INPUT RECORDS:
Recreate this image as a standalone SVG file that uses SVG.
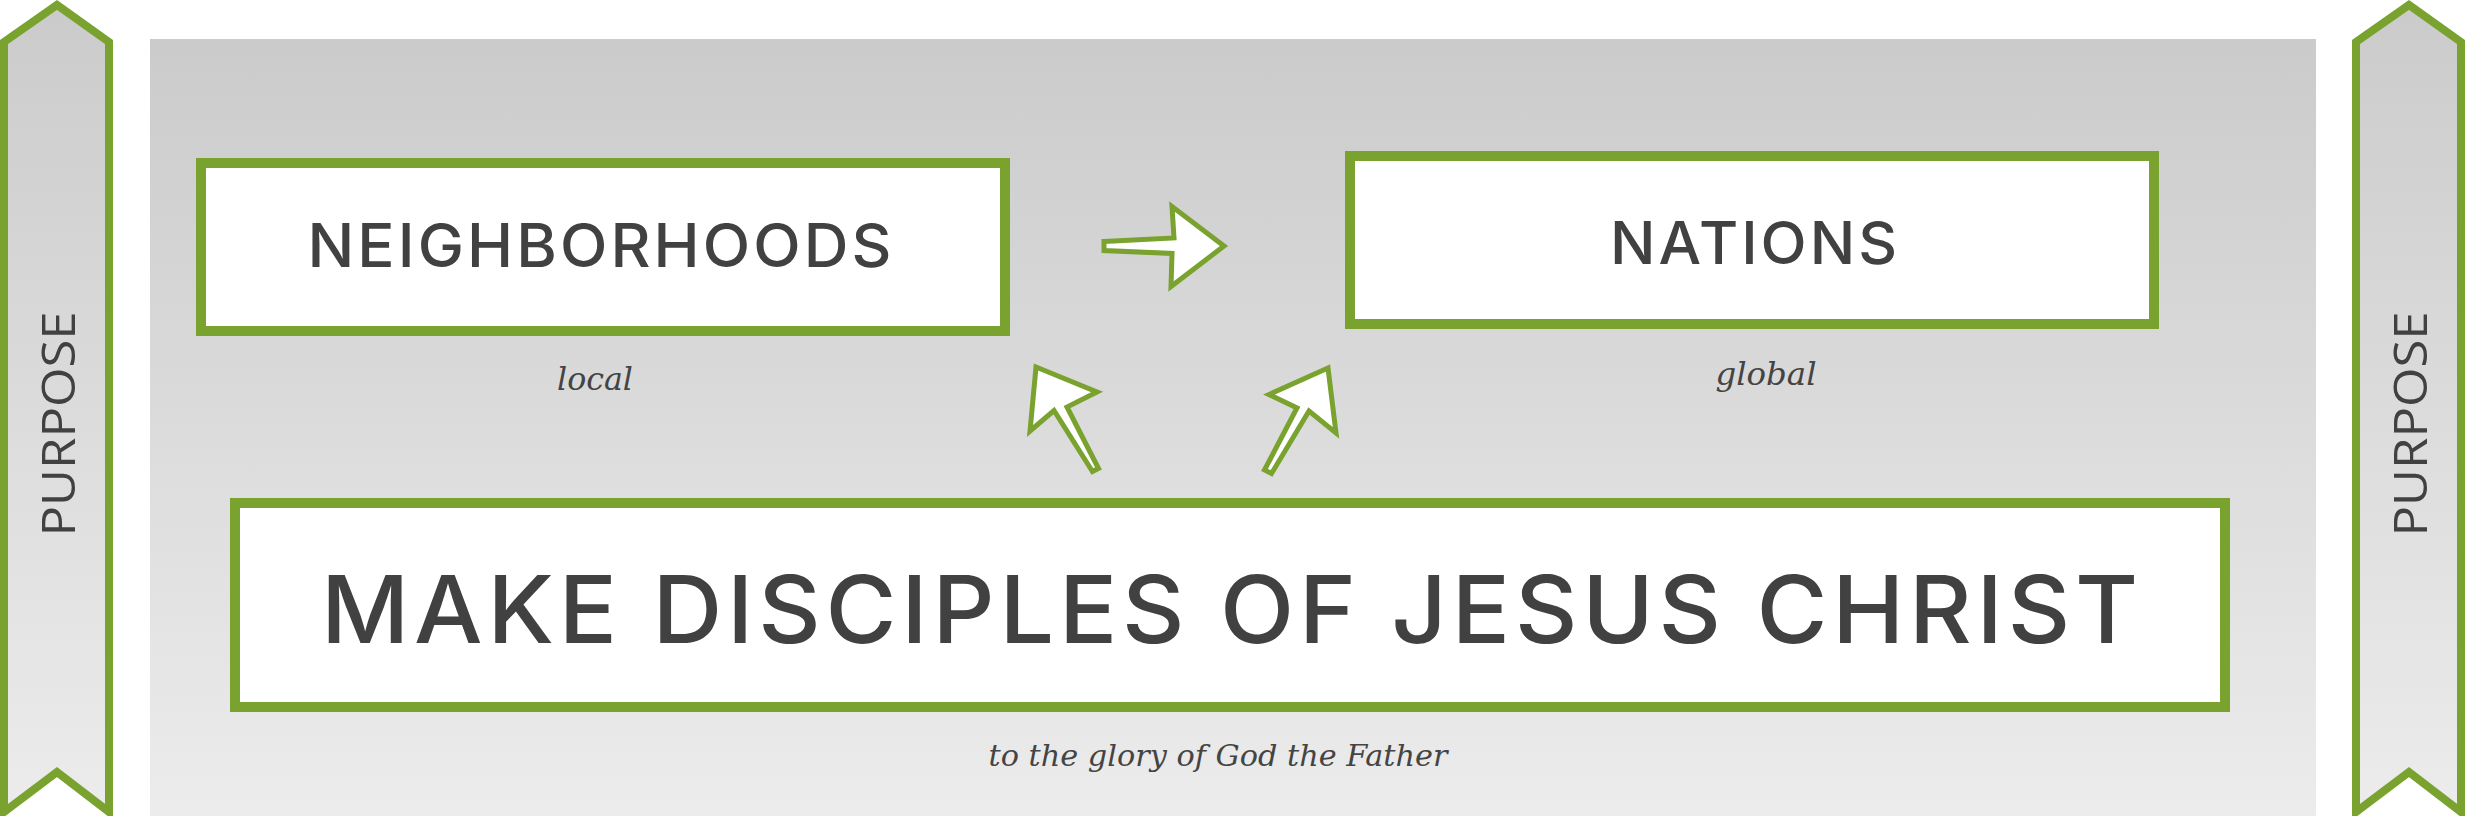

* * *

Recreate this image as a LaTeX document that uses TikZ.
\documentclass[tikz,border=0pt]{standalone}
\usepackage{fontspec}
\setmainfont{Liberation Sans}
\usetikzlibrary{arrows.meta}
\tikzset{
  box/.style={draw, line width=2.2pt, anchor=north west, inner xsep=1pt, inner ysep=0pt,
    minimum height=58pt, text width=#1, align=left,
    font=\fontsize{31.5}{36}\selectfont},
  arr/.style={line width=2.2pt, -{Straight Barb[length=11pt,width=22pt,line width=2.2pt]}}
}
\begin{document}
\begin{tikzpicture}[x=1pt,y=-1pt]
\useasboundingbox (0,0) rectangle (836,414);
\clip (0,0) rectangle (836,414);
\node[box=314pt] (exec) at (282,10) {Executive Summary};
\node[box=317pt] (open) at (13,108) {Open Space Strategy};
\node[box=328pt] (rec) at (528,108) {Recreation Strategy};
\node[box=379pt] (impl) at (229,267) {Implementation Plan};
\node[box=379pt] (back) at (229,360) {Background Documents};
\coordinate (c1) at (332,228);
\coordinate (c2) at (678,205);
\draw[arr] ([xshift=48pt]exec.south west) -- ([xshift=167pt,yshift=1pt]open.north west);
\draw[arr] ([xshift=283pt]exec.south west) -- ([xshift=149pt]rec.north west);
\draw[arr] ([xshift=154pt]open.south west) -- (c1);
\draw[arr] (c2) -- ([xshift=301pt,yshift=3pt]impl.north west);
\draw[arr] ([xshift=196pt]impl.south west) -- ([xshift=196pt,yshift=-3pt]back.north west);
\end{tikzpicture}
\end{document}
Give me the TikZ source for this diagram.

==

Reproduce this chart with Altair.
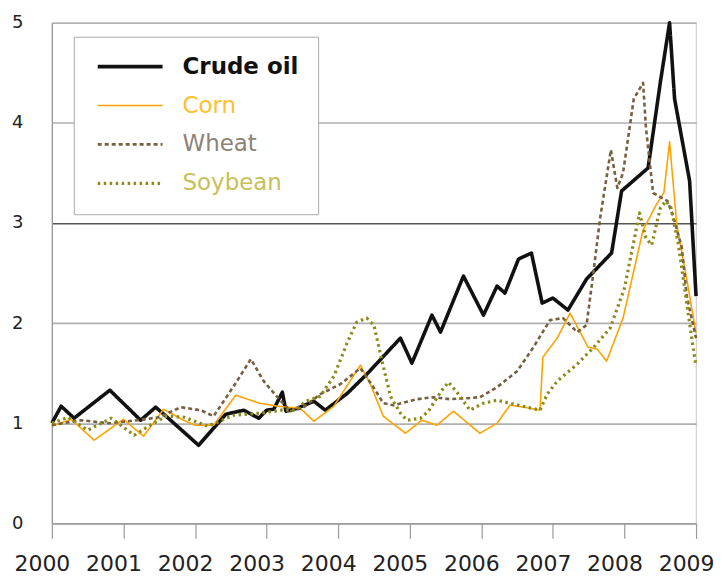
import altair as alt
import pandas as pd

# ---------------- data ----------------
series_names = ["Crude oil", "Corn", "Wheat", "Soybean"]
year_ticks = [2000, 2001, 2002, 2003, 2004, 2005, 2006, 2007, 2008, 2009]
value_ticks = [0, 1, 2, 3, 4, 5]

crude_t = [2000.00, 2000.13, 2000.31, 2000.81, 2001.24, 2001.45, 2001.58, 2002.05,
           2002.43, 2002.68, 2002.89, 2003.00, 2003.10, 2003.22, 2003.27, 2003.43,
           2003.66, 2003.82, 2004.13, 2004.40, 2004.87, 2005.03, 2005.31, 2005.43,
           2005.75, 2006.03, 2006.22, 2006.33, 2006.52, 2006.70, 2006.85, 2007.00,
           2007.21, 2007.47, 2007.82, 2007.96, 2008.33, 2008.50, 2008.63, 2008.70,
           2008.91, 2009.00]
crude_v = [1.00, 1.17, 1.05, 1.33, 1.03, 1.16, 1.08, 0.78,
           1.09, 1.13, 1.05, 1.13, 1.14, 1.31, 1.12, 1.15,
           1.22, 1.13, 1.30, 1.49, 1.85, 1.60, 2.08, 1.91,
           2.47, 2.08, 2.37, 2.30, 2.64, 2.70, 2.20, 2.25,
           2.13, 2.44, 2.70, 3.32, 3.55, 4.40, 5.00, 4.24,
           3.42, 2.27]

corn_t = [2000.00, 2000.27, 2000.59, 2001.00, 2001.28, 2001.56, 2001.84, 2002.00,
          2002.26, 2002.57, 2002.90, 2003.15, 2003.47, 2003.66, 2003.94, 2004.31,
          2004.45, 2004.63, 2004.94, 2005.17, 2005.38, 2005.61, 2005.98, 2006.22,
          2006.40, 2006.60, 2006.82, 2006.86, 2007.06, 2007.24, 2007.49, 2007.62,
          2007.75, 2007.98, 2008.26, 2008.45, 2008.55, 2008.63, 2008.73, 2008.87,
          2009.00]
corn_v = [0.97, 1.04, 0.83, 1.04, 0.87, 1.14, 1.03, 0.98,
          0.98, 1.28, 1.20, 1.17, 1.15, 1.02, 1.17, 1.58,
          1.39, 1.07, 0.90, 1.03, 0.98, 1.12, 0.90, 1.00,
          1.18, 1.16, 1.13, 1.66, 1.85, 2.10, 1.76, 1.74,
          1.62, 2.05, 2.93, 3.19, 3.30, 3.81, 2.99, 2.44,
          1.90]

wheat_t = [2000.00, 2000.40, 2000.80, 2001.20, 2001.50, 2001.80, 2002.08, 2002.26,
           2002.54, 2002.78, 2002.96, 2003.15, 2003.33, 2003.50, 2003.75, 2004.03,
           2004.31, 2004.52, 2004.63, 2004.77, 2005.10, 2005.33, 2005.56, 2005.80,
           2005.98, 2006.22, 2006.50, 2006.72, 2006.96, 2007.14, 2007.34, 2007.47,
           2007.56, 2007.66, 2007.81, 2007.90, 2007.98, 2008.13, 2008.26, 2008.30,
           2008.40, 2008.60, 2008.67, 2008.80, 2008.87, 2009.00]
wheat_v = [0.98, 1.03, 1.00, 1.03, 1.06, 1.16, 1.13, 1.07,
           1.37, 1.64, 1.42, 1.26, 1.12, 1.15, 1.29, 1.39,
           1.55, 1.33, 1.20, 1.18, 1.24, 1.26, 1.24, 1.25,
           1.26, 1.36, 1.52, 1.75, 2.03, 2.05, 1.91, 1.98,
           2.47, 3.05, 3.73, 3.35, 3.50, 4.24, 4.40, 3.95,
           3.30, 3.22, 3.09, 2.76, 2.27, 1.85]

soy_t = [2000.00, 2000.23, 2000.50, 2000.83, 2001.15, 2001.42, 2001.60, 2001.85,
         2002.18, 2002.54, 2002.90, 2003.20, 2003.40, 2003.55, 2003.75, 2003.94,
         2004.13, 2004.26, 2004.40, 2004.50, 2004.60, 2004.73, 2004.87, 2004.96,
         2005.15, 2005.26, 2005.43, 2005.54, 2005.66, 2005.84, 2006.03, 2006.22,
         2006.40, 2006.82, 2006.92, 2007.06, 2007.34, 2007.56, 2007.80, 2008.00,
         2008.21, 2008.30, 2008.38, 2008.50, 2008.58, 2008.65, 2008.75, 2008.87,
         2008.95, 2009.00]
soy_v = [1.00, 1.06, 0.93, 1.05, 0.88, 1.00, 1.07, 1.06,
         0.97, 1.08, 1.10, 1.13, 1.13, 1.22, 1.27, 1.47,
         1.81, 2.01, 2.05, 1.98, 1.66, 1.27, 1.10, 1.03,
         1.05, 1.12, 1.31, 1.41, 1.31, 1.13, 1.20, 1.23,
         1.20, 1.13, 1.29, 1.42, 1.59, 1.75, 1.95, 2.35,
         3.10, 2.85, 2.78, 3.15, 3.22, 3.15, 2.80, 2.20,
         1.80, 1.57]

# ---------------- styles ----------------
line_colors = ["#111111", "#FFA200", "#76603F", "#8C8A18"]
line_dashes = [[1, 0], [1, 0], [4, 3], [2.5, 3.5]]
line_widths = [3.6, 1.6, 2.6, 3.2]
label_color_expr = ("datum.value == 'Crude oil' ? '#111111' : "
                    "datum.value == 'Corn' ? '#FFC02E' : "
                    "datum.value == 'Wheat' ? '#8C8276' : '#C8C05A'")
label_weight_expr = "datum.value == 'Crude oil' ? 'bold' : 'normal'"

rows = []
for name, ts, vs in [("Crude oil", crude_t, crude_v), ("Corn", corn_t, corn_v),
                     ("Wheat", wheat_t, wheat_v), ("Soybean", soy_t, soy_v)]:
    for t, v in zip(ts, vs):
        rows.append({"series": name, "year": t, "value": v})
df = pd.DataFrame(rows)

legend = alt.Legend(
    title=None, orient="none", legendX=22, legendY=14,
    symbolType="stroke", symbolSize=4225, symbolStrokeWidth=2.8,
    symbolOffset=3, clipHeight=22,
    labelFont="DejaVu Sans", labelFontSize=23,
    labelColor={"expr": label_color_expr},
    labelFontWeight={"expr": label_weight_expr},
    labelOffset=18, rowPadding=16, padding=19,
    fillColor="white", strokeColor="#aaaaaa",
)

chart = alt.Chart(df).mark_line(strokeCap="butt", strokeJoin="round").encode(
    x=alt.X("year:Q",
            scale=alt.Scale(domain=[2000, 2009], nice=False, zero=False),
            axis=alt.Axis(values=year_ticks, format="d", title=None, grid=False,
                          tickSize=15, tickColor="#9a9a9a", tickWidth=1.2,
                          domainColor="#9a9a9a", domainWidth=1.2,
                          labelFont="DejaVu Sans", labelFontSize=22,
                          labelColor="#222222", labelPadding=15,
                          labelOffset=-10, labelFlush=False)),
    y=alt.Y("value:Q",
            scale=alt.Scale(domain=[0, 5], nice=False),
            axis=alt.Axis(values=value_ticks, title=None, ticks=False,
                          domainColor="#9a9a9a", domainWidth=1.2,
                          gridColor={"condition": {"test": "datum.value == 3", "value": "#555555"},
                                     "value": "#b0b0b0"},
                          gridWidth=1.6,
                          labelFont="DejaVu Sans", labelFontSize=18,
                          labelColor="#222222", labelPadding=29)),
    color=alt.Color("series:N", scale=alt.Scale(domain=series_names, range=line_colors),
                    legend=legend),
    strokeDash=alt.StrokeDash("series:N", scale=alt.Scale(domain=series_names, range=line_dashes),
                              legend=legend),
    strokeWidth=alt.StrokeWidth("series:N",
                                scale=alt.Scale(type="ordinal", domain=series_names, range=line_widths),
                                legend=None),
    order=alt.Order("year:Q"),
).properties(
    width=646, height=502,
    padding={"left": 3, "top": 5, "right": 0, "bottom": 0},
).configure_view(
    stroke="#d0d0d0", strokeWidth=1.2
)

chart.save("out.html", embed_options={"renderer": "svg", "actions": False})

WORK TO DO:
Among the lines of the records above, count those holding the string "that", and report only the number.

RESPONSE:
2